The last major improvement was a small shuttle that goes from the coliseum to Oakland airport. Took them fucking years to build it too. There’s rampant corruption in whoever we contract with for construction and it’s fuckin crazy at the lack of accountability.

If you need further proof, read articles on the bay bridge. Massive fraud and fuckups happened in building thr bridge yet nobody fucking cares. So it doesn’t surprise me in the slightest that the high speed train is a complete fuck up.
 
I never knew why California was building the new train system. Soon automatically driven vehicles will be on the roads, taking people directly where they want to be. The train is costly to build, and once completed will be costly to maintain. I can imagine from a political view point building the train system helps create jobs for many supporters of the political party within California. Maybe that was a deciding factor. Overall, since the train is being built hope it works out better than I imagine it will for California residence.
 
Hmm a border wall would cost less and be more practical.... I would be pretty upset if I lived in California over this blunder
 
‘Who could’ve forseen this cost increase!’

Every single time. I have a friend who runs a construction company that does state projects, and they have their lawyers preparing to litigate each contract before it is even signed. Like a law of nature, the government will come back and claim that 5,783 things have come up that ‘nobody could have seen’ and so the contractor should build them in and eat the costs.

Companies have lawyers who see this sham coming a million miles away and can take steps to protect against it. The general public, by contrast, has nobody to protect it against the scam.

You also run into pissing contests on government project. A government inspector on site might approve something but a higher up will make the contractor change it just to prove they have more power. Contractors have learned the hard way to bid high on government work.

Governments are also prone to using unproven and "innovative" techniques that there is no experience with.
 
It was an obvious boondoggle from the beginning. Flying will remain cheaper and faster for all concerned. This is just another opportunity for politicians and their beneficiaries to fleece us all.
 
You also run into pissing contests on government project. A government inspector on site might approve something but a higher up will make the contractor change it just to prove they have more power. Contractors have learned the hard way to bid high on government work.

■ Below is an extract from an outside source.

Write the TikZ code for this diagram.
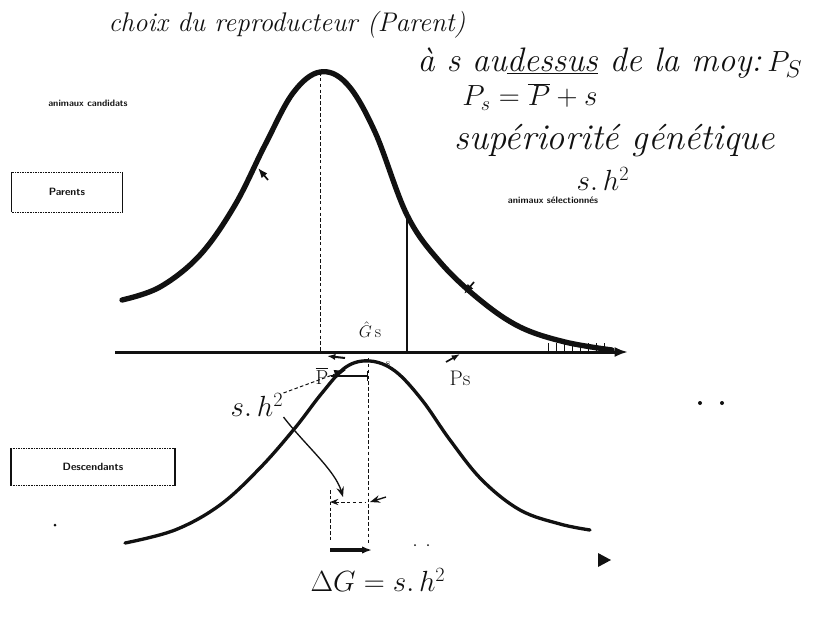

Governments are also prone to using unproven and "innovative" techniques that there is no experience with.
the florida bridge collapse for example, there's a huge political background to that story as well
 
They should use a few billion of those dollars to make desalinization plants for water.
 
I never knew why California was building the new train system.

Here are the list of (now-broken) promises:

1) Taking you from NorCal to SoCal (and vice versa) in under 160 minutes.

2) MINIMUM speed of 200 mph.

3) Only cost $10 Billion for a revolutionary overhaul of the transport system that will unclog all the jammed freeways.

4) Completely self-sustainable (operation and maintenance) with no subsidies or new taxes.

You can go here to see the original proposition and rebuttals before the vote, just for giggles:

https://web.archive.org/web/2013041...ast/2008/general/argu-rebut/argu-rebutt1a.htm
 
Their rail system is really something to behold. They have the advantage of very high population density, 10 times that of the US, which makes it more cost effective, so it's understandable. I still agree it should have been a priority a couple of decades ago at least. However, big oil keeps the cost of oil low enough that they can still sucker people into believing that it's much nicer to sit around in traffic sucking up smog in your own car than to cruise along on a high speed train stretched out, having a drink, and enjoying yourself, instead of driving.

Americans are spoiled, we want to go wherever we want, whenever we want without worrying about schedules. Taking a bus in cities is much cheaper than driving but the schedules often aren't friendly. Where I worked and started at 7AM, the buses arrived at 5 minutes after the hour or 35 minutes after the hour. In most of the city a rider would have to transfer to another bus so you are on one bus for a 20 minute ride to the transfer station and a second bus for a 20 minute ride to your destination. 40 minutes on a bus compared to a 10 minute ride in a car.
 
the florida bridge collapse for example, there's a huge political background to that story as well

They could have had a steel bridge in half the time and at 1/10 the cost.
 
this is a very dumb and pointless train they could have built a train from Los Angeles to las vegas or a better train from los Angeles to san diego.

a train that follows the 5 fwy from L.A to S.F would have also been a better idea.

iirc this train is also not a real bullet train but a closer to the current Amtrak and metrolink trains we already have.
 
I like how the high speed bullet train will commute from SF to LA now twice as fast as my 2011 Nissan could. Definitely worth the costs.